Les résultats de votre première visite de travail à
Paris avec François Hollande, nouveau Président français, ont-ils été
concluants, tant au niveau économique que politique ? Le style et la
personnalité de ce nouveau président, qui se veulent différents de ceux
de Nicolas Sarkozy, vont-elles influencer les rapports entre le Gabon et
la France ?
ABO : « Le président français et moi-même
représentons deux pays qui sont des partenaires de longue date et dont
l’amitié est historiquement établie depuis des générations. Bien que
nos relations personnelles soient nouvelles, nous comptons l’un comme
l’autre maintenir cette relation amicale entre la France, qui est notre
premier partenaire économique, et le Gabon. Les relations que nous
entretenons sont fortes tant sur le plan économique que culturel,
diplomatique, militaire. J’ajouterai même qu’elles sont meilleures que
certains voudraient le faire croire.
Lors de notre rencontre à
Paris en juillet, le président Hollande a été très sensible à nos
efforts pour lutter contre les impacts des changements climatiques comme
la mise en place d’un plan climat national, la création d’une agence
d’observation spatiale pour, notamment, assurer un meilleur suivi de nos
22 millions d’hectares de forêts, qui jouent un rôle majeur dans la
conservation du Bassin du Congo, deuxième poumon vert de la planète, et
surtout, prochainement, l’adoption d’une loi d’orientation générale sur
le développement durable.
François Hollande a ainsi émis le voeu
que la France, qui nous accompagne déjà beaucoup sur cette thématique,
s’engage davantage à nos côtés. Et puis, vous le savez, le Gabon tout
comme la France sont des pays écoutés en Afrique. Le Gabon a une
tradition de médiation et d’activité en faveur de la paix sur le
continent. Il est donc indispensable que nos deux pays échangent face
aux défis que rencontre actuellement notre continent. »
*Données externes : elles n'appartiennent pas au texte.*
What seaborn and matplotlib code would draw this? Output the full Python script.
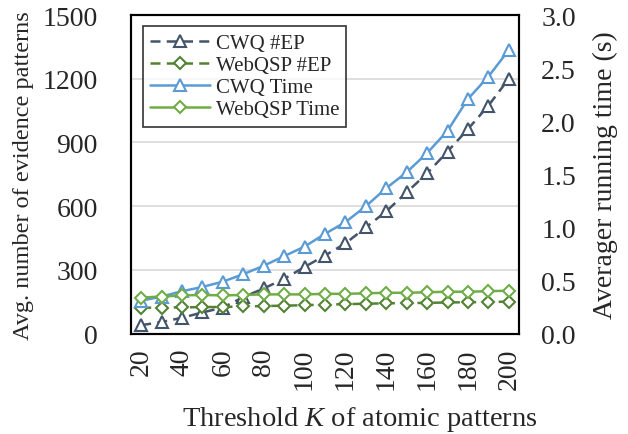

Tout juste élu, vous vous êtes qualifié vous-même de
Président de la rupture. Bientôt à mi-parcours de votre mandat, quel
bilan faites-vous des 3 dernières années passées au pouvoir ? Quels sont
vos objectifs pour les 3 prochaines années ? Et comment voyez-vous le
Gabon en 2016 ?
ABO : « Je me suis récemment exprimé devant les
députés et les sénateurs gabonais pour leur rappeler l’objectif vers
lequel nous tendons depuis trois ans. Le Gabon est entré dans une ère
de rupture, c’est vrai. Rupture avec les anciennes pratiques, rupture
avec l’attentisme, rupture avec les débats politiques stérile et sans
impact pour la population. J’ai été élu sur un programme, un programme
qui vise à faire du Gabon un pays émergent d’ici 2025.
Cet
objectif peut paraître abstrait aux yeux de certains, alors
permettez-moi de le rendre plus concret, plus palpable : des routes, des
aéroports modernes, une industrie florissante, des services toujours
plus performants, un cadre de vie amélioré, des emplois pour tous les
Gabonais, tel est mon objectif. C’est une vision ambitieuse, qui demande
l’implication de tous et le développement d’un sens de l’intérêt
général qui doit être sans cesse encouragé. Nous menons au Gabon des
réformes administratives dans tous les secteurs. Nous investissons
massivement, nous mettons en place des partenariats nouveaux, et tout
cela dans un but : développer un Gabon durable, qui profite à tous.
Les
projets ont démarré, ils sont en bonne voie, les choses avancent, pas
assez vite à mon goût, mais elles avancent. Je veux un Gabon où le
travail de chacun est reconnu, où l’égalité des chances n’est pas un
mythe et où chaque Gabonais mène une vie convenable grâce à la force de
son travail. Alors effectivement, dans un contexte où les connexions
familiales ont fait loi pendant des décennies, ma vision est une immense
rupture, mais je sais qu’ensemble, nous pouvons y arriver.
Avec
les chantiers en cours et l’énergie que nous déployons pour assurer le
suivi de ces projets, je peux dire qu’en 2016, le Gabon aura largement
amélioré ses infrastructures de transports et sera désenclavé. Les
nouvelles technologies auront trouvé leur place et seront accessibles à
tous, efficaces et rentables, permettant ainsi le développement
d’entreprises de services. Le pays saura répondre en interne à ses
besoins en énergie et les grandes villes seront en partie réaménagées.
Les étudiants bénéficieront d’un système éducatif plus efficace et plus
en adéquation avec le marché de l’emploi.
Enfin, la
diversification de l’économie aura permis la création de nombreuses
PME/PMI locales et, par conséquent, la création de nombreux emplois. Le
niveau de vie de tous les Gabonais sera ainsi globalement amélioré ».